Bertie: There will be many places which benefit from Crossrail. We have already seen some pricing uplift factored into the market. Acton, for example, is already seeing a positive effect.

Gráinne: Large transport infrastructure improvements can boost house prices as transport times are reduced. Our research showed an average 7% outperformance in house prices around stations along the Elizabeth Line between 2008 and 2017, with larger uplifts towards the centre of the line. There may be further uplifts to come as the line nears completion, especially around stations that are also benefiting from large-scale development. Rents are also likely to reflect the improved connectivity as soon as the trains are up and running.

How might a Corbyn government impact house prices?
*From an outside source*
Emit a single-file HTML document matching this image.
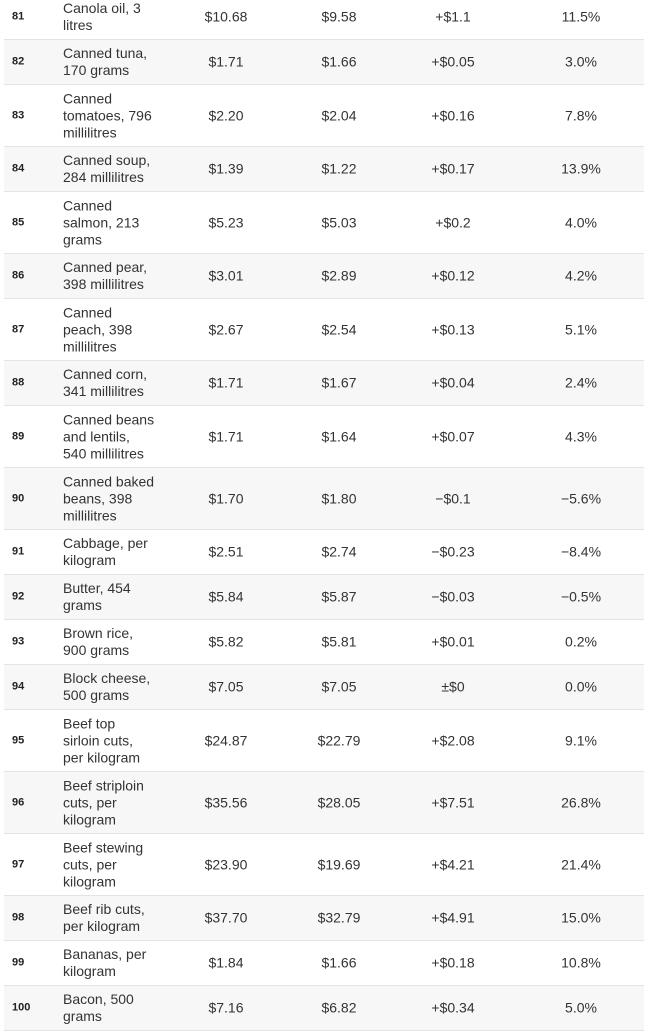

Bertie: Badly! Proposals to tax a second home, holiday home or investment property owners more aggressively will put the brakes on London and the wider markets again. In the rental sector, plans to transfer council tax onto landlords instead of tenants, coupled with an annual tax, will probably cause many landlords to sell up. This potential council tax saving will more than likely end up being transferred into weekly rental prices on account of a lack of supply, so both tenant and landlord will end up losing out. Under Corbyn, Labour has talked about ‘phasing out’ stamp duty for single home owners. This would be beneficial to a number of people on a basic level, but the actual details of this remain woolly.
Trevor: While negotiations with the EU continue, buyer and seller caution will remain. The prospect of a general election only adds to this. However, because of the significant price falls we’ve already seen, and because of the size of the swing that would be required to install a hard-left majority government, further price falls are not something we’re anticipating.